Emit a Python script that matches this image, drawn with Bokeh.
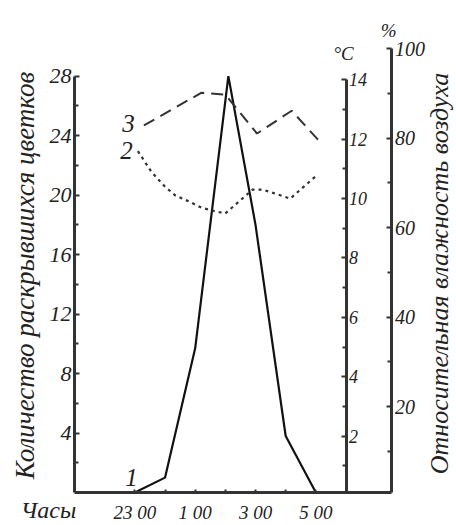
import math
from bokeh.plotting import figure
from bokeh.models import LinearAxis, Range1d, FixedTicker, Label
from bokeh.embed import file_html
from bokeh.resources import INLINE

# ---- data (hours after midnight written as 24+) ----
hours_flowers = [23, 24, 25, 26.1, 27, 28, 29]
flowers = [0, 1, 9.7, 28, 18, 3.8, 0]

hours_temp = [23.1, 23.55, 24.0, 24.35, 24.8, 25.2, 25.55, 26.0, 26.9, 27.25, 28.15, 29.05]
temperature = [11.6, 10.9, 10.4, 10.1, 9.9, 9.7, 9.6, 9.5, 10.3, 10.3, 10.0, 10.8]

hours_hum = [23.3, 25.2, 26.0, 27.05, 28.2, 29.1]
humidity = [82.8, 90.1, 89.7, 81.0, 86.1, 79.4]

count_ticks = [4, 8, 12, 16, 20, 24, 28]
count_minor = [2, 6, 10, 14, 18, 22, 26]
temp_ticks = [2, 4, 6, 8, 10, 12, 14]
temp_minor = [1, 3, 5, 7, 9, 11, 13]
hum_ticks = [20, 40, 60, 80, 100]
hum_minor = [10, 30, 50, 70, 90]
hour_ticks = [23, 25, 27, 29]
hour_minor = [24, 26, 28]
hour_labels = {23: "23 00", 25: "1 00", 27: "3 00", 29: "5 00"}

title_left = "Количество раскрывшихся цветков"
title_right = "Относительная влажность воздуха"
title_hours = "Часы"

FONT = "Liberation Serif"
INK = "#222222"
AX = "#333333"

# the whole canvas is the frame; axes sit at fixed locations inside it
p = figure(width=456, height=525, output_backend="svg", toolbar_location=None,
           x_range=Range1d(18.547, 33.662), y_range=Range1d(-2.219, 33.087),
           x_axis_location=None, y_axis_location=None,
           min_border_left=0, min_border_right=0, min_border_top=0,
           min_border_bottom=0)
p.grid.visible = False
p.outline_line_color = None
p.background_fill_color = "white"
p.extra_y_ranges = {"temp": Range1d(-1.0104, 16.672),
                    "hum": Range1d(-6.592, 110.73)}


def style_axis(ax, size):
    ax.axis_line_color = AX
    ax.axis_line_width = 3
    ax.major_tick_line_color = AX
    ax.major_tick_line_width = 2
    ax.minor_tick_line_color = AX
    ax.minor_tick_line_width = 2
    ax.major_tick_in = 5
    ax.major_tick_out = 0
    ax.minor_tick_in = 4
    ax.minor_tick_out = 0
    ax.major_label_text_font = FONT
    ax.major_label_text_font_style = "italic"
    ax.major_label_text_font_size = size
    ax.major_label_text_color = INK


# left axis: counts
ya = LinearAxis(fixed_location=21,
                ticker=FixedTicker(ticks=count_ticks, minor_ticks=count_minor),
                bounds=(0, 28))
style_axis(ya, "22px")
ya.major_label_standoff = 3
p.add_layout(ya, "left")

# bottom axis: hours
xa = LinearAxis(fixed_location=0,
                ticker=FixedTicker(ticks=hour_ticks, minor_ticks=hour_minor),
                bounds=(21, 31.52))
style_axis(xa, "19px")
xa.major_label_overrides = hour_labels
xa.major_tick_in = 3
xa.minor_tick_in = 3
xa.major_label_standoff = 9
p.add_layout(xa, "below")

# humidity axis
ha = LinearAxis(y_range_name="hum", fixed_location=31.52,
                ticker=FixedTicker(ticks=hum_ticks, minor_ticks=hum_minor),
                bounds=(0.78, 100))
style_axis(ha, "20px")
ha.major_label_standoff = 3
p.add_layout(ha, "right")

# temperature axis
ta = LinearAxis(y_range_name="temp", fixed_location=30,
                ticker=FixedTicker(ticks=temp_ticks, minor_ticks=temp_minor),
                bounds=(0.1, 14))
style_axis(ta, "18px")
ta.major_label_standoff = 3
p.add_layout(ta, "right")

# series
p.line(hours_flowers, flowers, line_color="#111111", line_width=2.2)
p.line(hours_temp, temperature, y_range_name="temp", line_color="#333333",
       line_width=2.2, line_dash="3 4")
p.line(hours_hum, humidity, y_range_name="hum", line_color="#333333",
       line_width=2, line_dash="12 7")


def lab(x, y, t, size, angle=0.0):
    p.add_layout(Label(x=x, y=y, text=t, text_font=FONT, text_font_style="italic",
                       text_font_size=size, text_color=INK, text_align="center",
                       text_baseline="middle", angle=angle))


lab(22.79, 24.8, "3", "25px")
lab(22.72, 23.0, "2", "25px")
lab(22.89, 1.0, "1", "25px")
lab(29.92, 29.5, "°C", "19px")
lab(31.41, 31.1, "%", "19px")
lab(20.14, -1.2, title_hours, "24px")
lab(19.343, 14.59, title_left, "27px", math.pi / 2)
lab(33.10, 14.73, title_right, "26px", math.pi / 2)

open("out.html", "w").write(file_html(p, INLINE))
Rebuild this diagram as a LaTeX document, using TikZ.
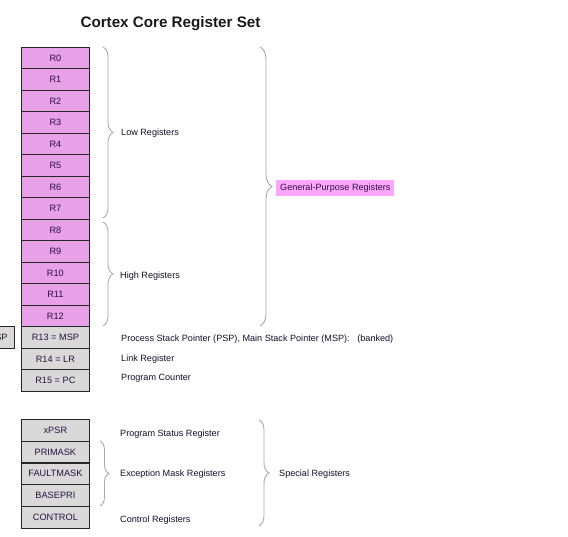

=-=-=

TASK PROMPT ▸ Return all of the data exactly as written, and drop the pictures.

EXERCISE RESPONSE ▸
Emit a Python script that matches this image, drawn with Bokeh.
import math
from bokeh.plotting import figure
from bokeh.models import LinearAxis, Range1d, FixedTicker, Label
from bokeh.embed import file_html
from bokeh.resources import INLINE

# ---- data (hours after midnight written as 24+) ----
hours_flowers = [23, 24, 25, 26.1, 27, 28, 29]
flowers = [0, 1, 9.7, 28, 18, 3.8, 0]

hours_temp = [23.1, 23.55, 24.0, 24.35, 24.8, 25.2, 25.55, 26.0, 26.9, 27.25, 28.15, 29.05]
temperature = [11.6, 10.9, 10.4, 10.1, 9.9, 9.7, 9.6, 9.5, 10.3, 10.3, 10.0, 10.8]

hours_hum = [23.3, 25.2, 26.0, 27.05, 28.2, 29.1]
humidity = [82.8, 90.1, 89.7, 81.0, 86.1, 79.4]

count_ticks = [4, 8, 12, 16, 20, 24, 28]
count_minor = [2, 6, 10, 14, 18, 22, 26]
temp_ticks = [2, 4, 6, 8, 10, 12, 14]
temp_minor = [1, 3, 5, 7, 9, 11, 13]
hum_ticks = [20, 40, 60, 80, 100]
hum_minor = [10, 30, 50, 70, 90]
hour_ticks = [23, 25, 27, 29]
hour_minor = [24, 26, 28]
hour_labels = {23: "23 00", 25: "1 00", 27: "3 00", 29: "5 00"}

title_left = "Количество раскрывшихся цветков"
title_right = "Относительная влажность воздуха"
title_hours = "Часы"

FONT = "Liberation Serif"
INK = "#222222"
AX = "#333333"

# the whole canvas is the frame; axes sit at fixed locations inside it
p = figure(width=456, height=525, output_backend="svg", toolbar_location=None,
           x_range=Range1d(18.547, 33.662), y_range=Range1d(-2.219, 33.087),
           x_axis_location=None, y_axis_location=None,
           min_border_left=0, min_border_right=0, min_border_top=0,
           min_border_bottom=0)
p.grid.visible = False
p.outline_line_color = None
p.background_fill_color = "white"
p.extra_y_ranges = {"temp": Range1d(-1.0104, 16.672),
                    "hum": Range1d(-6.592, 110.73)}


def style_axis(ax, size):
    ax.axis_line_color = AX
    ax.axis_line_width = 3
    ax.major_tick_line_color = AX
    ax.major_tick_line_width = 2
    ax.minor_tick_line_color = AX
    ax.minor_tick_line_width = 2
    ax.major_tick_in = 5
    ax.major_tick_out = 0
    ax.minor_tick_in = 4
    ax.minor_tick_out = 0
    ax.major_label_text_font = FONT
    ax.major_label_text_font_style = "italic"
    ax.major_label_text_font_size = size
    ax.major_label_text_color = INK


# left axis: counts
ya = LinearAxis(fixed_location=21,
                ticker=FixedTicker(ticks=count_ticks, minor_ticks=count_minor),
                bounds=(0, 28))
style_axis(ya, "22px")
ya.major_label_standoff = 3
p.add_layout(ya, "left")

# bottom axis: hours
xa = LinearAxis(fixed_location=0,
                ticker=FixedTicker(ticks=hour_ticks, minor_ticks=hour_minor),
                bounds=(21, 31.52))
style_axis(xa, "19px")
xa.major_label_overrides = hour_labels
xa.major_tick_in = 3
xa.minor_tick_in = 3
xa.major_label_standoff = 9
p.add_layout(xa, "below")

# humidity axis
ha = LinearAxis(y_range_name="hum", fixed_location=31.52,
                ticker=FixedTicker(ticks=hum_ticks, minor_ticks=hum_minor),
                bounds=(0.78, 100))
style_axis(ha, "20px")
ha.major_label_standoff = 3
p.add_layout(ha, "right")

# temperature axis
ta = LinearAxis(y_range_name="temp", fixed_location=30,
                ticker=FixedTicker(ticks=temp_ticks, minor_ticks=temp_minor),
                bounds=(0.1, 14))
style_axis(ta, "18px")
ta.major_label_standoff = 3
p.add_layout(ta, "right")

# series
p.line(hours_flowers, flowers, line_color="#111111", line_width=2.2)
p.line(hours_temp, temperature, y_range_name="temp", line_color="#333333",
       line_width=2.2, line_dash="3 4")
p.line(hours_hum, humidity, y_range_name="hum", line_color="#333333",
       line_width=2, line_dash="12 7")


def lab(x, y, t, size, angle=0.0):
    p.add_layout(Label(x=x, y=y, text=t, text_font=FONT, text_font_style="italic",
                       text_font_size=size, text_color=INK, text_align="center",
                       text_baseline="middle", angle=angle))


lab(22.79, 24.8, "3", "25px")
lab(22.72, 23.0, "2", "25px")
lab(22.89, 1.0, "1", "25px")
lab(29.92, 29.5, "°C", "19px")
lab(31.41, 31.1, "%", "19px")
lab(20.14, -1.2, title_hours, "24px")
lab(19.343, 14.59, title_left, "27px", math.pi / 2)
lab(33.10, 14.73, title_right, "26px", math.pi / 2)

open("out.html", "w").write(file_html(p, INLINE))
Rebuild this diagram as a LaTeX document, using TikZ.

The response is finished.